• Aparacitta


The Maha Parinibbana Sutta of the Pali Canon says that at the time of the Buddha’s Paranirvana, when the Buddha’s Enlightenment found its full fruition, Ananda, one of his closest disciples and his personal attendant for twenty five years was full of sorrow at the impending death of his teacher and wept, “Alas! I remain still but a learner, one who has yet to work out his own perfection. And the Master is about to pass away from me – he who is so kind!”

When I heard this Sutta some years ago it burnt a hole in my psyche. My ego, full of striving to be seen as clever, to be seen as worthy, was astounded that the Buddha’s kindness was at the forefront of Ananda’s mind. The Buddha, who had accomplished so much in his lifetimes was being remembered by his closest friend, beyond all his achievements, in those final moments, as kind.
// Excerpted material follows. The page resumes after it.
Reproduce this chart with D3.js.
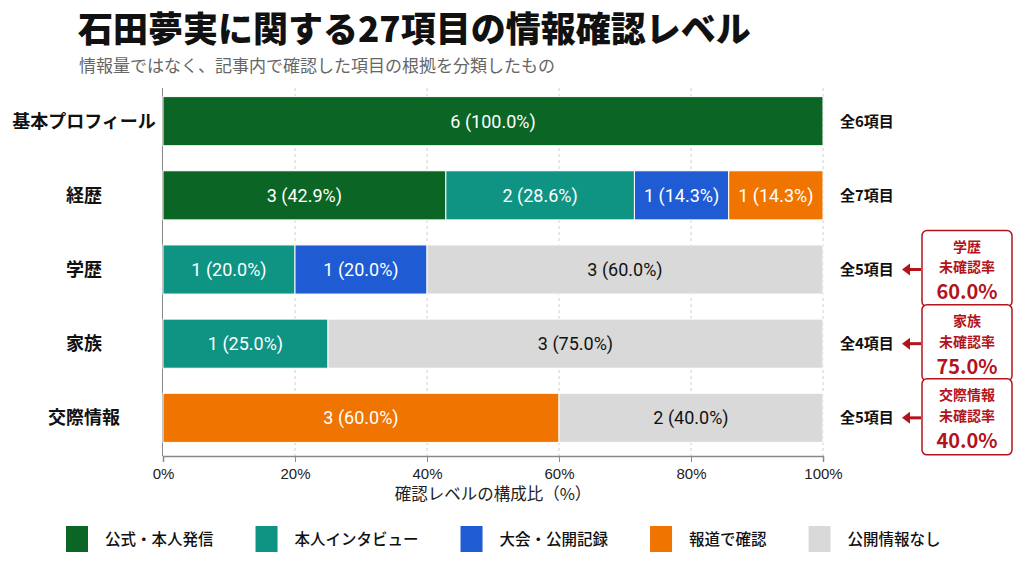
<!DOCTYPE html>
<html>
<head>
<meta charset="utf-8">
<script src="https://cdn.jsdelivr.net/npm/d3@7"></script>
<style>
  body { margin: 0; background: #fff; }
  svg { display: block; font-family: Roboto, "Noto Sans CJK JP", sans-serif; }
</style>
</head>
<body>
<script>
const categories = ["基本プロフィール", "経歴", "学歴", "家族", "交際情報"];
const seriesNames = ["公式・本人発信", "本人インタビュー", "大会・公開記録", "報道で確認", "公開情報なし"];
const seriesColors = ["#0b6626", "#0f9484", "#1f5bd3", "#f07500", "#d9d9d9"];
// counts per category, in series order
const official = [6, 3, 0, 0, 0];
const interview = [0, 2, 1, 1, 0];
const records = [0, 1, 1, 0, 0];
const press = [0, 1, 0, 0, 3];
const noInfo = [0, 0, 3, 3, 2];
const tickLabels = ["0%", "20%", "40%", "60%", "80%", "100%"];

const W = 1024, H = 576;
const svg = d3.select("body").append("svg").attr("width", W).attr("height", H);

const seriesValues = [official, interview, records, press, noInfo];
const rows = categories.map((c, i) => {
  const vals = seriesValues.map(s => s[i]);
  const total = d3.sum(vals);
  let acc = 0;
  const segs = vals.map((v, k) => {
    const s = { k, v, p: v / total, x0: acc / total };
    acc += v;
    return s;
  }).filter(s => s.v > 0);
  return { cat: c, total, segs, none: vals[4] / total };
});

const x = d3.scaleLinear().domain([0, 1]).range([163, 823]);
const y = d3.scaleBand().domain(categories).range([84, 455]).paddingInner(0.338).paddingOuter(0.17);

// title
svg.append("text").attr("x", 78).attr("y", 42)
  .style("font-family", "'Noto Sans CJK JP'").style("font-weight", 900)
  .style("font-size", "35px").attr("fill", "#111")
  .text("石田夢実に関する27項目の情報確認レベル");
svg.append("text").attr("x", 79).attr("y", 72)
  .style("font-family", "'Noto Sans CJK JP'").style("font-size", "17px").attr("fill", "#666")
  .text("情報量ではなく、記事内で確認した項目の根拠を分類したもの");

// grid
svg.append("g").selectAll("line").data([0.2, 0.4, 0.6, 0.8, 1]).enter().append("line")
  .attr("x1", d => x(d)).attr("x2", d => x(d)).attr("y1", 88).attr("y2", 456)
  .attr("stroke", "#cfcfcf").attr("stroke-dasharray", "3,3");

// x axis
const xAxis = svg.append("g").attr("transform", "translate(0,456)")
  .call(d3.axisBottom(x).tickValues([0, 0.2, 0.4, 0.6, 0.8, 1]).tickFormat((d, i) => tickLabels[i]).tickSize(6).tickPadding(6));
xAxis.select(".domain").attr("stroke", "#888").attr("stroke-width", 1.5);
xAxis.selectAll(".tick line").attr("stroke", "#888");
xAxis.selectAll("text").style("font-size", "15px").attr("fill", "#222");
svg.append("text").attr("x", 493).attr("y", 500).attr("text-anchor", "middle")
  .style("font-family", "'Noto Sans CJK JP'").style("font-size", "16.5px").attr("fill", "#222")
  .text("確認レベルの構成比（%）");

// y axis line
svg.append("line").attr("x1", 162.5).attr("x2", 162.5).attr("y1", 88).attr("y2", 456)
  .attr("stroke", "#888").attr("stroke-width", 1);

// bars
const rowG = svg.append("g").selectAll("g").data(rows).enter().append("g")
  .attr("transform", d => `translate(0,${y(d.cat)})`);

rowG.selectAll("rect").data(d => d.segs).enter().append("rect")
  .attr("x", d => x(d.x0)).attr("width", d => x(d.p) - x(0))
  .attr("height", y.bandwidth()).attr("fill", d => seriesColors[d.k])
  .attr("stroke", "#fff").attr("stroke-width", 1);

rowG.selectAll("text.val").data(d => d.segs).enter().append("text")
  .attr("class", "val")
  .attr("x", d => x(d.x0 + d.p / 2)).attr("y", y.bandwidth() / 2).attr("dy", "0.36em")
  .attr("text-anchor", "middle").style("font-size", "18px")
  .attr("fill", d => d.k === 4 ? "#111" : "#fff")
  .text(d => `${d.v} (${(d.p * 100).toFixed(1)}%)`);

// category labels
rowG.append("text").attr("x", 84).attr("y", y.bandwidth() / 2).attr("dy", "0.36em")
  .attr("text-anchor", "middle").style("font-family", "'Noto Sans CJK JP'")
  .style("font-weight", 700).style("font-size", "18px").attr("fill", "#111")
  .text(d => d.cat);

// totals
rowG.append("text").attr("x", 840).attr("y", y.bandwidth() / 2).attr("dy", "0.36em")
  .style("font-family", "'Noto Sans CJK JP'").style("font-weight", 700)
  .style("font-size", "15px").attr("fill", "#111")
  .text(d => `全${d.total}項目`);

// callouts for rows with unconfirmed items
const red = "#b3141c";
const cy = y.bandwidth() / 2;
const callouts = rowG.filter(d => d.none > 0 && d.total > 0);
callouts.append("line").attr("x1", 921).attr("x2", 908)
  .attr("y1", cy).attr("y2", cy)
  .attr("stroke", red).attr("stroke-width", 3);
callouts.append("path")
  .attr("d", `M902,${cy} L910,${cy - 6} L910,${cy + 6} Z`)
  .attr("fill", red);
callouts.append("rect").attr("x", 922).attr("y", cy - 39)
  .attr("width", 90).attr("height", 76).attr("rx", 5)
  .attr("fill", "#fff").attr("stroke", red).attr("stroke-width", 1.5);
const ct = callouts.append("g").style("font-family", "'Noto Sans CJK JP'").attr("fill", red)
  .attr("text-anchor", "middle");
ct.append("text").attr("x", 967).attr("y", cy - 18)
  .style("font-size", "14px").style("font-weight", 700).text(d => d.cat);
ct.append("text").attr("x", 967).attr("y", cy + 3)
  .style("font-size", "14px").style("font-weight", 700).text("未確認率");
ct.append("text").attr("x", 967).attr("y", cy + 30)
  .style("font-size", "20px").style("font-weight", 700)
  .text(d => `${(d.none * 100).toFixed(1)}%`);

// legend
const leg = svg.append("g").attr("transform", "translate(66,526)");
let lx = 0;
seriesNames.forEach((name, i) => {
  const g = leg.append("g").attr("transform", `translate(${lx},0)`);
  g.append("rect").attr("width", 22).attr("height", 26).attr("fill", seriesColors[i]);
  const t = g.append("text").attr("x", 39).attr("y", 13).attr("dy", "0.36em")
    .style("font-family", "'Noto Sans CJK JP'").style("font-weight", 500)
    .style("font-size", "15.5px").attr("fill", "#111").text(name);
  lx += 39 + t.node().getComputedTextLength() + 42;
});
</script>
</body>
</html>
Since hearing this Sutta I have reflected many times on my wish to be, and my ability to be, kind. Initially, I found I primarily noticed when I was unkind. Unkind in thought, in deed or in the words I used. I often found I would berate myself and feel overwhelming embarrassment at how I had failed to live up to the precepts I had chosen to live my life by – over time I have learned that kindness begins at home and that (Hri in Sanskrit), translates as skillful regret, remorse or shame arising from the recognition that one is falling short in relation to one’s own, independent sense of right or wrong, and that this is a positive step on the Buddhist path. I have grown less harsh on myself and therein on others, I have become softer. I have grown more able to notice when I act, speak and think with kindness in my heart, how this is received, the impact I can have in the world, and how it feels, but like anything worthwhile – the practice takes effort. The more I create the conditions to support my mind to be free from worry, free from grasping, judgement or doubt the easier the practice becomes.

There is still much work to do and my efforts towards universal loving kindness are frequently hindered as a suffering human being, and yet my desire and intention to be kinder drives me onward.